Dans le cadre rassurant du cabinet, nous pouvons aussi essayer d’autres façons de faire, sortir de nos habitudes. Puis nous autoriser plus de souplesse à l’extérieur. Car « le changement aussi s’engramme dans le corps », note Guy Largier. « Prendre conscience que je respirais à si petits poumons parce que j’avais appris, petite, à me préserver de l’envahissement de mon père, c’était déjà beaucoup. Réaliser que cette façon d’être m’avait permis de survivre, mais qu’elle n’était plus adaptée à ma situation d’adulte, ça a changé ma vie ! Depuis, je respire autrement », raconte Julie. « Le changement corporel sans le changement psychique, ça ne sert à rien.
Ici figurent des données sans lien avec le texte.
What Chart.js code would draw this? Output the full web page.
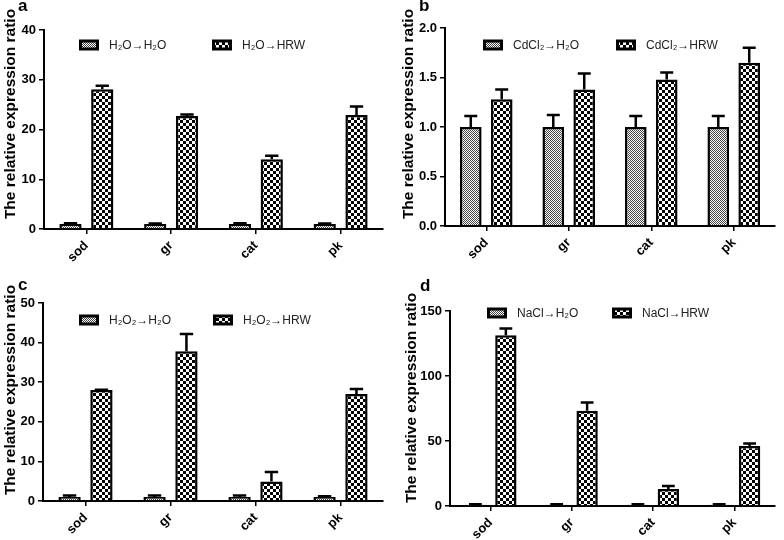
<!DOCTYPE html>
<html>
<head>
<meta charset="utf-8">
<script src="https://cdn.jsdelivr.net/npm/chart.js@4.4.1/dist/chart.umd.min.js"></script>
<style>
  body { margin: 0; background: #fff; }
  #wrap { position: relative; width: 784px; height: 540px; }
  canvas { position: absolute; }
  .tag { position: absolute; font: bold 17px Arial, "Liberation Sans", sans-serif; color: #000; }
  .ytitle {
    position: absolute; white-space: nowrap; color: #000;
    font: bold 15.5px Arial, "Liberation Sans", sans-serif;
    transform: translate(-50%, -50%) rotate(-90deg);
  }
</style>
</head>
<body>
<div id="wrap">
  <canvas id="pa" width="392" height="270" style="left:0;top:0"></canvas>
  <canvas id="pb" width="392" height="270" style="left:392px;top:0"></canvas>
  <canvas id="pc" width="392" height="270" style="left:0;top:270px"></canvas>
  <canvas id="pd" width="392" height="270" style="left:392px;top:270px"></canvas>
  <div class="tag" style="left:18px;top:-4px">a</div>
  <div class="tag" style="left:419px;top:-4px">b</div>
  <div class="tag" style="left:18px;top:275px">c</div>
  <div class="tag" style="left:420px;top:276px">d</div>
  <div class="ytitle" style="left:10px;top:114px">The relative expression ratio</div>
  <div class="ytitle" style="left:408px;top:114px">The relative expression ratio</div>
  <div class="ytitle" style="left:10px;top:390px">The relative expression ratio</div>
  <div class="ytitle" style="left:411px;top:398px">The relative expression ratio</div>
</div>
<script>
// genes on the x axis (same for all panels)
const genes = ['sod', 'gr', 'cat', 'pk'];

// a - H2O pretreatment
const labelsA = ['H₂O→H₂O', 'H₂O→HRW'];
const ctrlA = [1, 1, 1, 1];
const ctrlAErr = [0.15, 0.1, 0.15, 0.1];
const hrwA = [28.1, 22.7, 14.0, 22.9];
const hrwAErr = [0.7, 0.3, 0.7, 1.7];
const ticksA = [0, 10, 20, 30, 40];

// b - CdCl2
const labelsB = ['CdCl₂→H₂O', 'CdCl₂→HRW'];
const ctrlB = [1, 1, 1, 1];
const ctrlBErr = [0.11, 0.12, 0.11, 0.11];
const hrwB = [1.28, 1.38, 1.48, 1.65];
const hrwBErr = [0.10, 0.16, 0.07, 0.15];
const ticksB = [0, 0.5, 1.0, 1.5, 2.0];

// c - H2O2
const labelsC = ['H₂O₂→H₂O', 'H₂O₂→HRW'];
const ctrlC = [1, 1, 1, 1];
const ctrlCErr = [0.4, 0.4, 0.4, 0.2];
const hrwC = [28.0, 37.8, 4.9, 27.0];
const hrwCErr = [0.1, 4.4, 2.4, 1.3];
const ticksC = [0, 10, 20, 30, 40, 50];

// d - NaCl
const labelsD = ['NaCl→H₂O', 'NaCl→HRW'];
const ctrlD = [1, 1, 1, 1];
const ctrlDErr = [0.3, 0.3, 0.3, 0.3];
const hrwD = [131.3, 73.2, 13.1, 46.1];
const hrwDErr = [5.2, 6.4, 2.3, 2.0];
const ticksD = [0, 50, 100, 150];

const FONT = 'Arial, "Liberation Sans", sans-serif';

function finePattern(ctx) {
  const c = document.createElement('canvas');
  c.width = 2; c.height = 2;
  const g = c.getContext('2d');
  g.fillStyle = '#fff'; g.fillRect(0, 0, 2, 2);
  g.fillStyle = '#444'; g.fillRect(0, 0, 1, 1); g.fillRect(1, 1, 1, 1);
  return ctx.createPattern(c, 'repeat');
}

function checkPattern(ctx) {
  const c = document.createElement('canvas');
  c.width = 6; c.height = 6;
  const g = c.getContext('2d');
  g.fillStyle = '#fff'; g.fillRect(0, 0, 6, 6);
  g.fillStyle = '#000'; g.fillRect(0, 0, 3, 3); g.fillRect(3, 3, 3, 3);
  return ctx.createPattern(c, 'repeat');
}

// upper error bars with a cap
const errorBars = {
  id: 'errorBars',
  afterDatasetsDraw(chart) {
    const ctx = chart.ctx;
    const ys = chart.scales.y;
    ctx.save();
    ctx.strokeStyle = '#000';
    ctx.lineWidth = 2.5;
    chart.data.datasets.forEach((ds, i) => {
      chart.getDatasetMeta(i).data.forEach((bar, j) => {
        const top = ys.getPixelForValue(ds.data[j] + ds.errors[j]);
        const half = bar.width * 0.3;
        ctx.beginPath();
        ctx.moveTo(bar.x, bar.y);
        ctx.lineTo(bar.x, top);
        ctx.moveTo(bar.x - half, top);
        ctx.lineTo(bar.x + half, top);
        ctx.stroke();
      });
    });
    ctx.restore();
  }
};

// legend drawn inside the plot area
const innerLegend = {
  id: 'innerLegend',
  afterDraw(chart, args, opts) {
    const ctx = chart.ctx;
    ctx.save();
    chart.data.datasets.forEach((ds, i) => {
      const x = opts.xs[i], y = opts.y;
      ctx.fillStyle = '#000';
      ctx.fillRect(x, y - 5.5, 20, 11);
      ctx.fillStyle = ds.backgroundColor;
      ctx.fillRect(x + 3, y - 2.5, 14, 5);
      ctx.fillStyle = '#222';
      ctx.font = '12px ' + FONT;
      ctx.textBaseline = 'middle';
      ctx.fillText(ds.label, x + 30, y + 0.5);
    });
    ctx.restore();
  }
};

function makePanel(id, labels, ctrl, ctrlErr, hrw, hrwErr, ticks, box, legend, decimals) {
  const canvas = document.getElementById(id);
  const ctx = canvas.getContext('2d');
  return new Chart(ctx, {
    type: 'bar',
    data: {
      labels: genes,
      datasets: [
        {
          label: labels[0],
          data: ctrl,
          errors: ctrlErr,
          backgroundColor: finePattern(ctx),
          borderColor: '#000',
          borderWidth: 2.5
        },
        {
          label: labels[1],
          data: hrw,
          errors: hrwErr,
          backgroundColor: checkPattern(ctx),
          borderColor: '#000',
          borderWidth: 2.5
        }
      ]
    },
    options: {
      responsive: false,
      animation: false,
      categoryPercentage: 0.75,
      barPercentage: 0.7,
      layout: { padding: { top: box.top, right: 9, bottom: 0, left: 0 } },
      plugins: {
        legend: { display: false },
        tooltip: { enabled: false },
        innerLegend: legend
      },
      scales: {
        x: {
          grid: { drawOnChartArea: false, offset: false, tickLength: 5, color: '#000', lineWidth: 1.5 },
          border: { display: true, color: '#000', width: 2 },
          ticks: {
            color: '#000', autoSkip: false, minRotation: 45, maxRotation: 45, padding: 4,
            font: { family: FONT, size: 13, weight: 'bold' }
          },
          afterFit(axis) { axis.height = 270 - box.bottom; }
        },
        y: {
          min: ticks[0],
          max: ticks[ticks.length - 1],
          afterBuildTicks(axis) { axis.ticks = ticks.map(v => ({ value: v })); },
          grid: { drawOnChartArea: false, tickLength: 5, color: '#000', lineWidth: 1.5 },
          border: { display: true, color: '#000', width: 2 },
          ticks: {
            color: '#000', padding: 3,
            font: { family: FONT, size: 13, weight: 'bold' },
            callback: v => v.toFixed(decimals)
          },
          afterFit(axis) { axis.width = box.left; }
        }
      }
    },
    plugins: [errorBars, innerLegend]
  });
}

makePanel('pa', labelsA, ctrlA, ctrlAErr, hrwA, hrwAErr, ticksA,
  { left: 44, top: 30, bottom: 229 }, { xs: [79, 212], y: 45 }, 0);
makePanel('pb', labelsB, ctrlB, ctrlBErr, hrwB, hrwBErr, ticksB,
  { left: 53, top: 28, bottom: 226 }, { xs: [91, 224], y: 45 }, 1);
makePanel('pc', labelsC, ctrlC, ctrlCErr, hrwC, hrwCErr, ticksC,
  { left: 43, top: 33, bottom: 231 }, { xs: [79, 213], y: 50 }, 0);
makePanel('pd', labelsD, ctrlD, ctrlDErr, hrwD, hrwDErr, ticksD,
  { left: 58, top: 41, bottom: 236 }, { xs: [95, 220], y: 43 }, 0);
</script>
</body>
</html>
Ou alors on fait juste un massage de détente, pas une thérapie. Et on retrouve ses habitudes corporelles dès le lendemain, souligne Guy Largier. Pour qu’il y ait une transformation qui corresponde à une véritable réconciliation du sujet, l’idéal est que les pensées (ce que je comprends, j’analyse) soient en congruence avec le corps (ce que je sens), les images (ce que je rêve, j’imagine) et les affects (les sentiments). »

femme de dos bras ouverts

1. Élisabeth Petit-Lizop, auteure, avec Éric Champ, Anne Fraisse et Marc Tocquet, de L’Analyse psycho-organique, les voies corporelles d’une psychanalyse (L’Harmattan). 2. Guy Largier, auteur de Comprendre et pratiquer les thérapies psychocorporelles (InterÉditions). 3. Focusing : méthode thérapeutique destinée à préciser ses sensations.